In graduate school at Johns Hopkins University, however, Silverblatt quickly became disillusioned with academic life. "I sensed a love of theory and scholarship, but not the kind of crazy, irrational love for the material that I felt," he says. He dropped out and moved to New York, where he found the publishing world too insular and too peopled with young trust-fund-subsidized editors for his taste.

In 1980 he moved to Los Angeles to try screenwriting. He got some scripts optioned but supported himself mainly by working in bookstores, as a publicist (one of his clients was Sherwood Schwartz, creator of "Gilligan's Island" and "The Brady Bunch") and as a development executive for a movie production company.
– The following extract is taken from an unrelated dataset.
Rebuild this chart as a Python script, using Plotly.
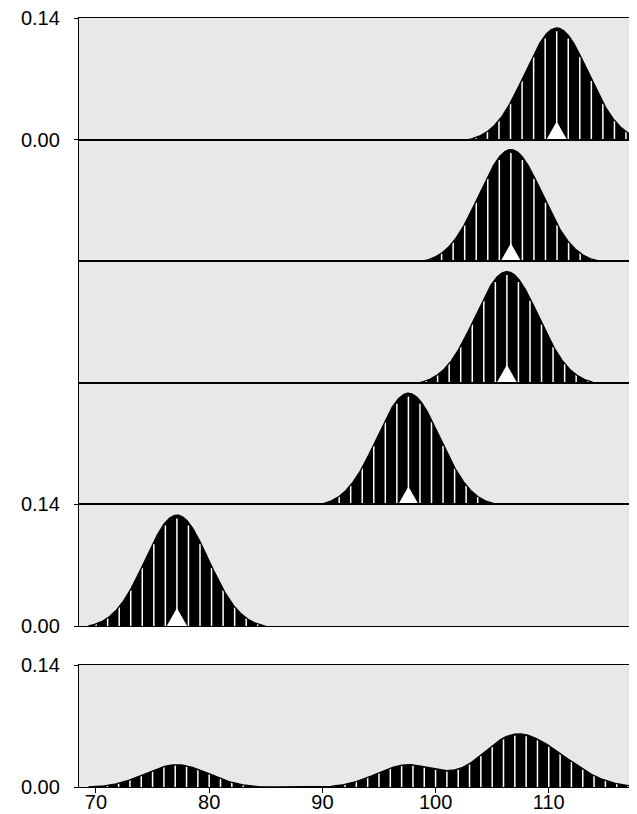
import numpy as np
import plotly.graph_objects as go

# ---- data ----
means = [110.7, 106.65, 106.3, 97.6, 77.15]        # centre (white triangle) of each ridge
sds = [2.8, 2.8, 2.8, 2.8, 2.8]                    # spread of each ridge
peaks = [0.1285, 0.1285, 0.128, 0.128, 0.1277]     # peak height of each ridge
half_spans = [7.8, 7.8, 7.8, 7.8, 7.8]             # visible half-width of each ridge
x_tick_vals = [70, 80, 90, 100, 110]
x_tick_text = ["70", "80", "90", "100", "110"]
y_tick_vals = [0.0, 0.14]
y_tick_text = ["0.00", "0.14"]

X_MIN, X_MAX = 68.5, 118.5
Y_MAX = 0.14

grid = np.linspace(X_MIN, X_MAX, 1501)


def ridge(x, m, s, p, hw):
    x = np.asarray(x, dtype=float)
    e0 = np.exp(-0.5 * (hw / s) ** 2)
    g = np.exp(-0.5 * ((x - m) / s) ** 2)
    v = p * (g - e0) / (1 - e0)
    return np.where(np.abs(x - m) <= hw, np.clip(v, 0, None), 0.0)


# ---- geometry (pixels) ----
W, H = 637, 814
ML, MR, MT, MB = 71, 0, 10, 35
PLOT_H = H - MT - MB
BOTTOM_PIX = H - MB


def frac(pix):
    return (BOTTOM_PIX - pix) / PLOT_H


PANEL = 121.6
domains = []
for i in range(5):
    top = MT + i * PANEL
    domains.append([frac(top + PANEL), frac(top)])
domains.append([0.0, frac(657)])

BG = "#E8E8E8"
HATCH_STEP = 1.02
TRI_HALF = 0.9
TRI_H = 18 / PANEL * Y_MAX

fig = go.Figure()


def add_panel(n, yvals, hatch_x, tri_x=None):
    xa = "x" if n == 1 else f"x{n}"
    ya = "y" if n == 1 else f"y{n}"
    idx = np.where(yvals > 0)[0]
    lo, hi = max(idx[0] - 1, 0), min(idx[-1] + 2, len(grid))
    gx, gy = grid[lo:hi], yvals[lo:hi]
    fig.add_trace(go.Scatter(x=gx, y=gy, mode="lines", fill="tozeroy",
                             fillcolor="black", line=dict(color="black", width=0),
                             xaxis=xa, yaxis=ya, hoverinfo="skip", showlegend=False))
    hx, hy = [], []
    for xv in hatch_x:
        if X_MIN < xv < X_MAX:
            yv = float(np.interp(xv, grid, yvals)) * 0.97
            if yv > 0:
                hx += [xv, xv, None]
                hy += [0, yv, None]
    fig.add_trace(go.Scatter(x=hx, y=hy, mode="lines",
                             line=dict(color="white", width=1.5),
                             xaxis=xa, yaxis=ya, hoverinfo="skip", showlegend=False))
    fig.add_trace(go.Scatter(x=gx, y=gy, mode="lines",
                             line=dict(color="black", width=1.3),
                             xaxis=xa, yaxis=ya, hoverinfo="skip", showlegend=False))
    if tri_x is not None:
        fig.add_trace(go.Scatter(x=[tri_x - TRI_HALF, tri_x + TRI_HALF, tri_x, tri_x - TRI_HALF],
                                 y=[0, 0, TRI_H, 0], mode="lines", fill="toself",
                                 fillcolor="white", line=dict(color="white", width=0),
                                 xaxis=xa, yaxis=ya, hoverinfo="skip", showlegend=False))


curves = []
for i, (m, s, p, hw) in enumerate(zip(means, sds, peaks, half_spans)):
    yv = ridge(grid, m, s, p, hw)
    curves.append(yv)
    hatch = [m + k * HATCH_STEP for k in range(-7, 8)]
    add_panel(i + 1, yv, hatch, tri_x=m)

mix = np.mean(curves, axis=0)
add_panel(6, mix, list(range(69, 119)))

axis_font = dict(family="Liberation Sans, Arial, sans-serif", size=20, color="black")
layout = dict(
    width=W, height=H,
    margin=dict(l=ML, r=MR, t=MT, b=MB),
    paper_bgcolor="white", plot_bgcolor=BG,
    showlegend=False, font=axis_font,
)
for n in range(1, 7):
    xk = "xaxis" if n == 1 else f"xaxis{n}"
    yk = "yaxis" if n == 1 else f"yaxis{n}"
    ya = "y" if n == 1 else f"y{n}"
    xa = "x" if n == 1 else f"x{n}"
    bottom = n == 6
    layout[xk] = dict(domain=[0, 1], range=[X_MIN, X_MAX], anchor=ya,
                      showline=True, mirror=True, linecolor="black", linewidth=1.3,
                      showgrid=False, zeroline=False,
                      ticks="outside" if bottom else "", ticklen=5, tickcolor="black",
                      tickvals=x_tick_vals if bottom else [],
                      ticktext=x_tick_text if bottom else [],
                      showticklabels=bottom, ticklabelstandoff=-8,
                      ticklabeloverflow="allow",
                      tickfont=axis_font)
    show_y = n in (1, 5, 6)
    layout[yk] = dict(domain=domains[n - 1], range=[0, Y_MAX], anchor=xa,
                      showline=True, mirror=False, linecolor="black", linewidth=1.3,
                      showgrid=False, zeroline=False,
                      ticks="outside" if show_y else "", ticklen=4, tickcolor="black",
                      tickvals=y_tick_vals if show_y else [],
                      ticktext=y_tick_text if show_y else [],
                      showticklabels=show_y, ticklabelstandoff=10,
                      ticklabeloverflow="allow",
                      tickfont=axis_font)

fig.update_layout(**layout)
fig.write_html("out.html")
In 1988, at a small dinner party for a client, he was overheard discussing the work of the Russian writer Osip Mandelstam by the general manager of KCRW, Ruth Seymour. Ms. Seymour invited him to start the local show that became "Bookworm."
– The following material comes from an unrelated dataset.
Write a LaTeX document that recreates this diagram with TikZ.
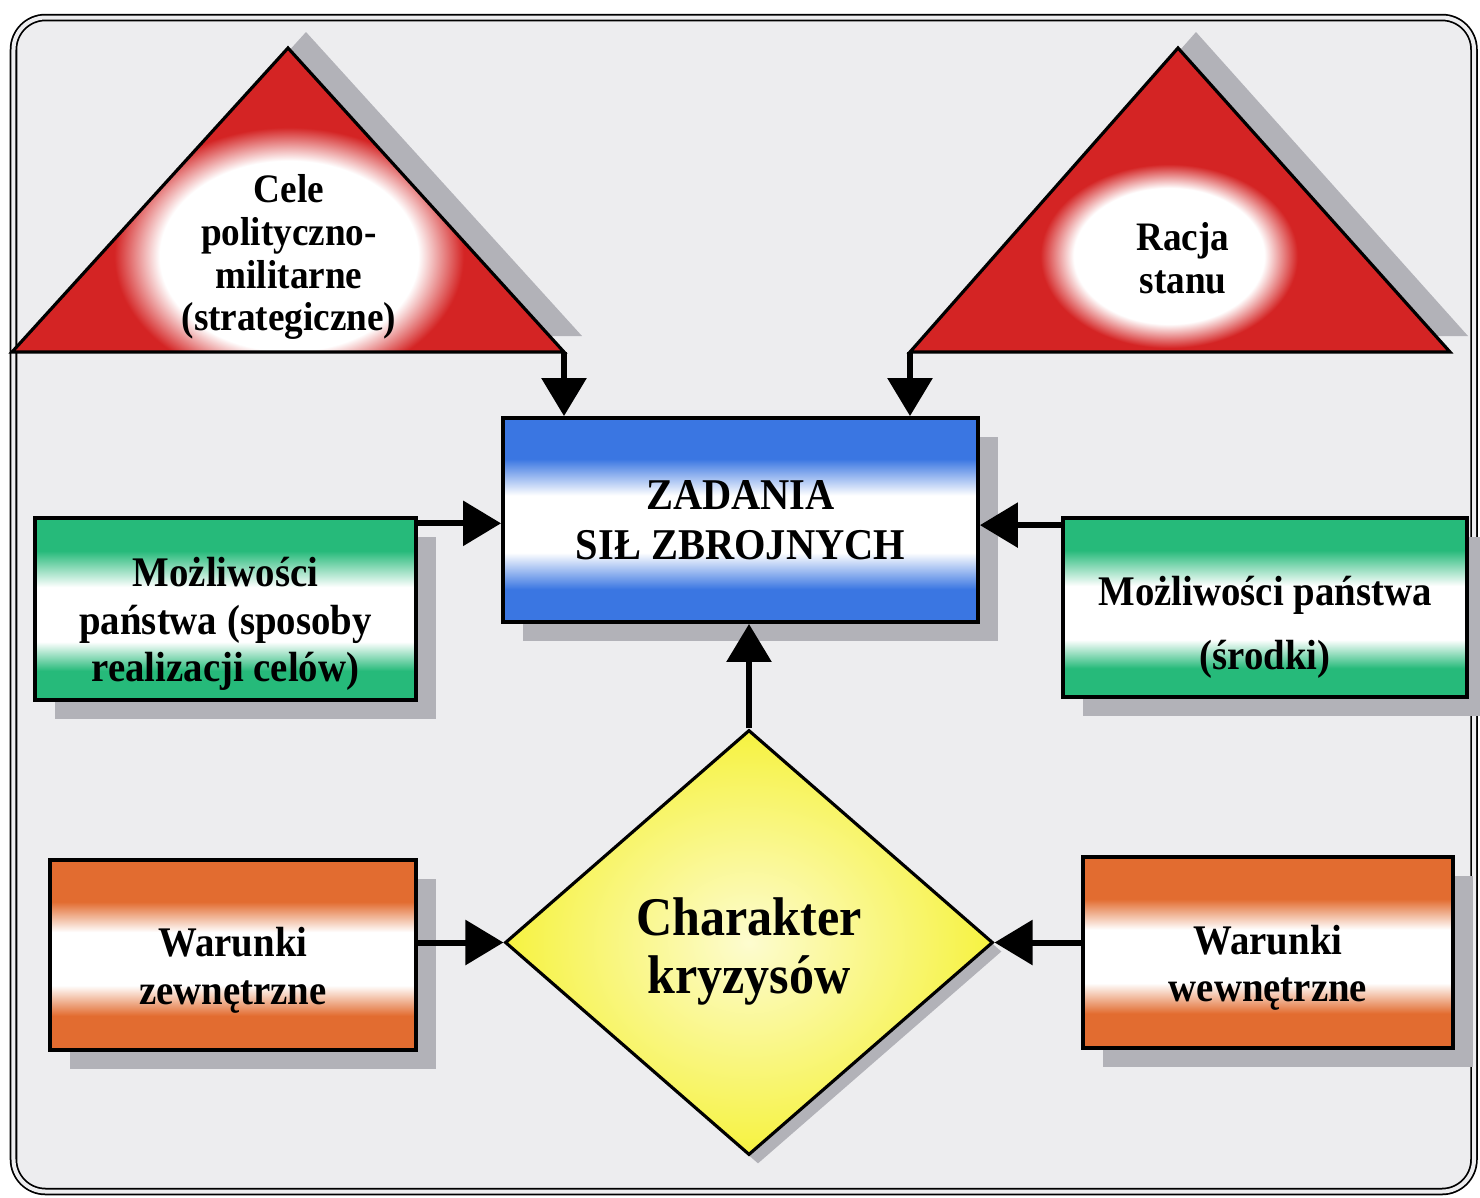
\documentclass[tikz,border=0pt]{standalone}
\usepackage{fontspec}
\setmainfont{Liberation Serif}[FakeStretch=0.92]
\usetikzlibrary{arrows.meta,positioning,shapes.geometric,shadows}

\definecolor{bggray}{RGB}{237,237,239}
\definecolor{shgray}{RGB}{178,178,184}
\definecolor{trired}{RGB}{212,36,36}
\definecolor{zblue}{RGB}{58,118,226}
\definecolor{mgreen}{RGB}{38,186,122}
\definecolor{worange}{RGB}{226,108,48}
\definecolor{kyellow}{RGB}{246,242,64}
\pgfdeclareradialshading{redglow}{\pgfpointorigin}{color(0bp)=(white); color(17bp)=(white); color(23bp)=(trired); color(50bp)=(trired)}
\pgfdeclareverticalshading{blueband}{100bp}{color(0bp)=(zblue); color(33bp)=(zblue); color(42bp)=(white); color(56bp)=(white); color(65bp)=(zblue); color(100bp)=(zblue)}
\pgfdeclareverticalshading{greenband}{100bp}{color(0bp)=(mgreen); color(33bp)=(mgreen); color(41bp)=(white); color(56bp)=(white); color(66bp)=(mgreen); color(100bp)=(mgreen)}
\pgfdeclareverticalshading{orangeband}{100bp}{color(0bp)=(worange); color(34bp)=(worange); color(42bp)=(white); color(56bp)=(white); color(64bp)=(worange); color(100bp)=(worange)}

\begin{document}
\begin{tikzpicture}[>={Triangle[length=0.38cm,width=0.44cm]}]
    \tikzset{
      box/.style={
        draw,
        line width=1.1pt,
        rectangle,
        align=center,
        inner sep=0pt,
        shade, shading=#1,
        font=\bfseries\fontsize{12}{13.4}\selectfont,
        drop shadow={shadow xshift=0.2cm, shadow yshift=-0.19cm, fill=shgray, opacity=1}
      },
      tri/.style={draw, line width=0.9pt},
      glow/.style={shade, shading=redglow, inner sep=0pt},
      trilabel/.style={align=center, inner sep=0pt, font=\bfseries\fontsize{11.5}{12.2}\selectfont},
      arr/.style={->, line width=0.06cm}
    };

    \useasboundingbox (0,0) rectangle (14.80,-11.97);
    \draw[line width=0.5pt, double=bggray, double distance=0.04cm, rounded corners=0.32cm, fill=bggray]
      (0.135,-0.175) rectangle (14.74,-11.915);

    \coordinate (celeL) at (0.12,-3.52);
    \coordinate (celeA) at (2.88,-0.48);
    \coordinate (celeR) at (5.64,-3.52);
    \coordinate (racjaL) at (9.10,-3.52);
    \coordinate (racjaA) at (11.78,-0.48);
    \coordinate (racjaR) at (14.50,-3.52);

    \fill[trired, drop shadow={shadow xshift=0.18cm, shadow yshift=0.16cm, fill=shgray, opacity=1}]
      (celeL) -- (celeA) -- (celeR) -- cycle;
    \fill[trired, drop shadow={shadow xshift=0.18cm, shadow yshift=0.16cm, fill=shgray, opacity=1}]
      (racjaL) -- (racjaA) -- (racjaR) -- cycle;
    \begin{scope}
      \clip (celeL) -- (celeA) -- (celeR) -- cycle;
      \node[glow, minimum width=3.8cm, minimum height=2.8cm] (celeglow) at (2.89,-2.56) {};
    \end{scope}
    \begin{scope}
      \clip (racjaL) -- (racjaA) -- (racjaR) -- cycle;
      \node[glow, minimum width=2.8cm, minimum height=2.0cm] (racjaglow) at (11.69,-2.56) {};
    \end{scope}
    \draw[tri] (celeL) -- (celeA) -- (celeR) -- cycle;
    \draw[tri] (racjaL) -- (racjaA) -- (racjaR) -- cycle;

    \node[trilabel] (cele) at (2.89,-2.57) {Cele\\polityczno-\\militarne\\(strategiczne)};
    \node[trilabel] (racja) at (11.83,-2.58) {Racja\\stanu};

    \node[box=blueband, minimum width=4.75cm, minimum height=2.04cm,
      font=\bfseries\fontsize{12.5}{14.2}\selectfont] (zadania) at (7.405,-5.20) {ZADANIA\\SIŁ ZBROJNYCH};
    \node[box=greenband, minimum width=3.81cm, minimum height=1.82cm] (mozliwosci) at (2.255,-6.09)
      {\rule{0pt}{16.8pt}Możliwości\\państwa (sposoby\\realizacji celów)};
    \node[box=greenband, minimum width=4.04cm, minimum height=1.79cm,
      font=\bfseries\fontsize{12}{18.2}\selectfont] (srodki) at (12.65,-6.075)
      {\rule{0pt}{19.7pt}Możliwości państwa\\(środki)};

    \node[diamond, draw, line width=0.9pt, inner sep=0pt, minimum width=4.88cm, minimum height=4.25cm,
      shade, inner color=kyellow!25!white, outer color=kyellow, align=center,
      font=\bfseries\fontsize{15.5}{16.6}\selectfont,
      drop shadow={shadow xshift=0.09cm, shadow yshift=-0.09cm, fill=shgray, opacity=1}]
      (charakter) at (7.49,-9.425) {\rule{0pt}{15.8pt}Charakter\\kryzysów};

    \node[box=orangeband, minimum width=3.66cm, minimum height=1.90cm] (zewnetrzne) at (2.33,-9.55)
      {\rule{0pt}{17pt}Warunki\\zewnętrzne};
    \node[box=orangeband, minimum width=3.70cm, minimum height=1.91cm] (wewnetrzne) at (12.68,-9.525)
      {\rule{0pt}{17pt}Warunki\\wewnętrzne};

    \draw[arr] (celeR) -- (celeR |- zadania.north);
    \draw[arr] (racjaL) -- (racjaL |- zadania.north);
    \draw[arr] (mozliwosci.24) -- (mozliwosci.24 -| zadania.west);
    \draw[arr] (srodki.158) -- (srodki.158 -| zadania.east);
    \draw[arr] (charakter.north) -- (charakter.north |- zadania.south);
    \draw[arr] (zewnetrzne.east |- charakter.west) -- (charakter.west);
    \draw[arr] (wewnetrzne.west |- charakter.east) -- (charakter.east);

  \end{tikzpicture}
\end{document}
For the next five and a half years he did the show as a "public service" (his words), subsidizing it totally with his earnings. In 1994 he began receiving a continuing grant from the Lannan Foundation, a Santa Fe-based family arts fund, which allowed him to hire a two-person staff and quit his other jobs to work on the show full time.

These days, faced with as many as 50 new books a week -- he attributes his ability to devote so much time to reading to the fact that, not having a driver's license, he travels mostly by bus and in the back seats of friends' cars -- he is able to accommodate only one in 40 of the authors who ask to be on "Bookworm." His voice is sometimes recognized in public, particularly in upscale bookstores, and on one glorious day recently he was approached by a regular listener: Meryl Streep.

On the other side of the equation, both major public radio networks, deciding that the show's focus is too narrow, have continually declined to subsidize or distribute "Bookworm." But no matter. "Listen, the day this show started was the day my real life started," says Silverblatt. "I'll keep on doing it as long as I can."